Staff Pick
Written in beautiful, poetic fragments, Plums for Months abounds with the challenges Zaji Cox faced growing up, but, more importantly, is suffused with the joy that can’t help but overflow from this unique, imaginative, thoughtful human. Recommended By Gigi L., Powells.com
Synopses & Reviews
As a neurodivergent child in a hundred-year-old house, Zaji Cox collects grammar books, second-hand toys, and sightings of feral cats. She dances and cartwheels through self-discovery and doubt, guided by her big sister and their devoted single mother. Through short essays that evoke the abundant imagination of childhood, Plums for Months explores the challenges of growing up mixed race and low-income on the outskirts of Portland, Oregon.
Review
"Plums For Months is one of the most beautiful books I have ever read, or held, and one which defies every category. It leaves me not knowing what to call it so I'll just call it MAGIC."

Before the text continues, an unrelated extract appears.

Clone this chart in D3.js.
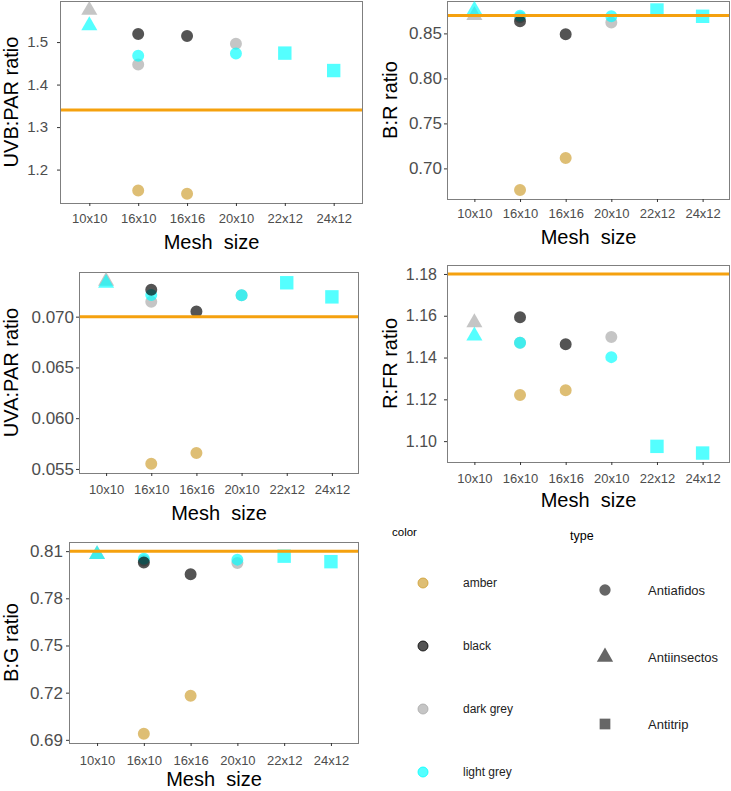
<!DOCTYPE html>
<html>
<head>
<meta charset="utf-8">
<script src="https://cdn.jsdelivr.net/npm/d3@7"></script>
<style>
  html, body { margin: 0; padding: 0; background: #fff; }
  svg { display: block; font-family: "Liberation Sans", Arial, sans-serif; }
</style>
</head>
<body>
<svg id="chart" width="731" height="791"></svg>
<script>
// ---------------- DATA ----------------
const meshSizes = ["10x10", "16x10", "16x16", "20x10", "22x12", "24x12"];
const colorLevels = ["amber", "black", "dark grey", "light grey"];
const typeLevels = ["Antiafidos", "Antiinsectos", "Antitrip"];

// one entry per net (drawing order)
const pointMesh  = ["10x10", "10x10", "16x10", "16x10", "16x10", "16x10", "16x16", "16x16", "20x10", "20x10", "22x12", "24x12"];
const pointColor = ["dark grey", "light grey", "dark grey", "light grey", "black", "amber", "black", "amber", "dark grey", "light grey", "light grey", "light grey"];
const pointType  = ["Antiinsectos", "Antiinsectos", "Antiafidos", "Antiafidos", "Antiafidos", "Antiafidos", "Antiafidos", "Antiafidos", "Antiafidos", "Antiafidos", "Antitrip", "Antitrip"];

const uvbParValues = [1.575, 1.539, 1.447, 1.468, 1.519, 1.151, 1.514, 1.143, 1.496, 1.473, 1.474, 1.433];
const brValues     = [0.870, 0.876, 0.868, 0.8697, 0.8634, 0.676, 0.849, 0.7115, 0.862, 0.869, 0.876, 0.869];
const uvaParValues = [0.0735, 0.0733, 0.07146, 0.07214, 0.07266, 0.0555, 0.07052, 0.05656, 0.0721, 0.0721, 0.07334, 0.07195];
const rfrValues    = [1.1567, 1.1504, 1.1471, 1.1471, 1.1593, 1.1221, 1.1464, 1.1243, 1.1498, 1.1402, 1.0975, 1.0943];
const bgValues     = [0.8079, 0.8079, 0.804, 0.8052, 0.8027, 0.6938, 0.7953, 0.718, 0.8024, 0.8046, 0.8068, 0.8033];

const refLines = [1.34, 0.87, 0.070, 1.18, 0.81];
const yTitles = ["UVB:PAR ratio", "B:R ratio", "UVA:PAR ratio", "R:FR ratio", "B:G ratio"];
const uvbTicks = [1.2, 1.3, 1.4, 1.5];
const brTicks  = [0.70, 0.75, 0.80, 0.85];
const uvaTicks = [0.055, 0.060, 0.065, 0.070];
const rfrTicks = [1.10, 1.12, 1.14, 1.16, 1.18];
const bgTicks  = [0.69, 0.72, 0.75, 0.78, 0.81];
const xTitle = "Mesh  size";

// ---------------- STYLE / LAYOUT ----------------
const colorScale = d3.scaleOrdinal().domain(colorLevels)
  .range(["#CE9E2F", "#000000", "#A9A9A9", "#00FFFF"]);
const shapeScale = d3.scaleOrdinal().domain(typeLevels)
  .range([d3.symbolCircle, d3.symbolTriangle, d3.symbolSquare]);
const shapeSize = { "Antiafidos": 113, "Antiinsectos": 112, "Antitrip": 180 };
const POINT_ALPHA = 0.67;

const panels = [
  { values: uvbParValues, ticks: uvbTicks, fmt: ".1f", L: 60,  R: 363, T: 1,   B: 203, tickFont: 15, tickGap: 12, xLab: 19.5, xTit: 46, yTitX: 18 },
  { values: brValues,     ticks: brTicks,  fmt: ".2f", L: 447, R: 730, T: 1,   B: 199, tickFont: 17, tickGap: 5,  xLab: 18.5, xTit: 45, yTitX: 397 },
  { values: uvaParValues, ticks: uvaTicks, fmt: ".3f", L: 79,  R: 359, T: 272, B: 473, tickFont: 17, tickGap: 5,  xLab: 21,   xTit: 47, yTitX: 18 },
  { values: rfrValues,    ticks: rfrTicks, fmt: ".2f", L: 447, R: 730, T: 265, B: 462, tickFont: 16, tickGap: 10, xLab: 21,   xTit: 45, yTitX: 397 },
  { values: bgValues,     ticks: bgTicks,  fmt: ".2f", L: 69,  R: 359, T: 542, B: 743, tickFont: 17, tickGap: 6,  xLab: 21.5, xTit: 43, yTitX: 18 }
];

const svg = d3.select("#chart");

panels.forEach((p, i) => {
  const g = svg.append("g");
  const x = d3.scalePoint().domain(meshSizes).range([p.L, p.R]).padding(0.6);
  const all = p.values.concat([refLines[i]]);
  const [lo, hi] = d3.extent(all);
  const ex = (hi - lo) * 0.05;
  const y = d3.scaleLinear().domain([lo - ex, hi + ex]).range([p.B, p.T]);

  // panel border
  g.append("rect").attr("x", p.L + 0.5).attr("y", p.T + 0.5)
    .attr("width", p.R - p.L - 1).attr("height", p.B - p.T)
    .attr("fill", "none").attr("stroke", "#7F7F7F").attr("stroke-width", 1);

  // y axis
  const yAxis = g.append("g").attr("transform", `translate(${p.L},0)`)
    .call(d3.axisLeft(y).tickValues(p.ticks).tickFormat(d3.format(p.fmt))
      .tickSize(3).tickPadding(p.tickGap - 3));
  yAxis.select(".domain").remove();
  yAxis.selectAll(".tick line").attr("stroke", "#333");
  yAxis.selectAll(".tick text").attr("fill", "#4D4D4D")
    .style("font-size", p.tickFont + "px").style("font-family", "'Liberation Sans', Arial, sans-serif");

  // x axis
  const xAxis = g.append("g").attr("transform", `translate(0,${p.B})`)
    .call(d3.axisBottom(x).tickSize(3).tickPadding(p.xLab - 12));
  xAxis.select(".domain").remove();
  xAxis.selectAll(".tick line").attr("stroke", "#333");
  xAxis.selectAll(".tick text").attr("fill", "#4D4D4D")
    .style("font-size", "13px").style("font-family", "'Liberation Sans', Arial, sans-serif");

  // points
  g.append("g").selectAll("path").data(p.values).join("path")
    .attr("transform", (d, k) => `translate(${x(pointMesh[k])},${y(d)})`)
    .attr("d", (d, k) => d3.symbol().type(shapeScale(pointType[k])).size(shapeSize[pointType[k]])())
    .attr("fill", (d, k) => colorScale(pointColor[k]))
    .attr("fill-opacity", POINT_ALPHA);

  // reference line
  g.append("line").attr("x1", p.L + 1).attr("x2", p.R - 1)
    .attr("y1", y(refLines[i])).attr("y2", y(refLines[i]))
    .attr("stroke", "#F5A10E").attr("stroke-width", 3);

  // titles
  g.append("text").attr("x", (p.L + p.R) / 2).attr("y", p.B + p.xTit)
    .attr("text-anchor", "middle").style("font-size", "20px").style("white-space", "pre")
    .attr("fill", "#000").text(xTitle);
  g.append("text")
    .attr("transform", `translate(${p.yTitX},${(p.T + p.B) / 2}) rotate(-90)`)
    .attr("text-anchor", "middle").style("font-size", "20px")
    .attr("fill", "#000").text(yTitles[i]);
});

// ---------------- LEGENDS ----------------
const leg = svg.append("g");
leg.append("text").attr("x", 392).attr("y", 536).style("font-size", "11.5px").attr("fill", "#000").text("color");
const colorY = d3.scalePoint().domain(colorLevels).range([583, 772]);
colorLevels.forEach(c => {
  leg.append("circle").attr("cx", 423).attr("cy", colorY(c)).attr("r", 5)
    .attr("fill", colorScale(c)).attr("fill-opacity", POINT_ALPHA)
    .attr("stroke", colorScale(c)).attr("stroke-opacity", 0.8).attr("stroke-width", 1);
  leg.append("text").attr("x", 463).attr("y", colorY(c) + 4).style("font-size", "12px")
    .attr("fill", "#222").text(c);
});

leg.append("text").attr("x", 570).attr("y", 540).style("font-size", "12.5px").attr("fill", "#000").text("type");
const typeY = d3.scalePoint().domain(typeLevels).range([590, 724]);
typeLevels.forEach(t => {
  leg.append("path").attr("transform", `translate(605,${typeY(t)})`)
    .attr("d", d3.symbol().type(shapeScale(t)).size(t === "Antiafidos" ? 100 : 115)())
    .attr("fill", "#666");
  leg.append("text").attr("x", 648).attr("y", typeY(t) + 4.5).style("font-size", "13px")
    .attr("fill", "#222").text(t);
});
</script>
</body>
</html>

Jennifer Pastiloff, bestselling author of On Being Human
Review
"Zaji Cox has given the world the profound gift of re-imagining. By rendering reality in fragments, glimpses, lyric reveries and narrative pulses, she has opened up her own experience — with tremendous generosity and compassion — to illuminate how difference is a place of endlessly generative passion. This book is a poetic lovesong as big as the cosmos. This book brings me back to life."
Lidia Yuknavitch, author of Thrust
Review
"I fell in love. With every page, more and more. Zaji Cox 's beautiful memoir, Plums for Months, is an intimate portrait of a girl so smart and so wise and so open about her fears and insecurities that I wanted to wrap my arms around the very pages I was reading. Yes, Cox is acutely aware of the ways she is different. But her earnest struggle and all her obvious strengths are the picture of a hero. This is a story of precise particularity that is also somehow universal. It is a beautiful work of pain and wonder. If you have a beating heart, you can relate."
Liz Scott, author of This Never Happened
Review
"While every neurodiverse person is unique, it is in the relatable observations and unique worldview that Zaji Cox's vignettes shine. An amalgamate anthem, Plums for Months shows how to seek solitude, coping, and comfort in everyday interactions."
Joe Biel, author of Good Trouble: Building a Successful Life & Business with Autism
About the Author
Zaji Cox wrote her first short story at age nine. A dancer, model, and artist, she has performed at the PDX Poetry Festival, Survival of the Feminist reading series, Corporeal Writing's LOOP, and the Northwest Folklife Festival. She holds a bachelor's degree in English and her writing can be found in Pathos Literary Magazine, Entropy, The Portland Metrozine, Cultural Daily, CARE Covid Art REsource, and the anthology 2020: The Year of the Asterisk (University of Hell Press).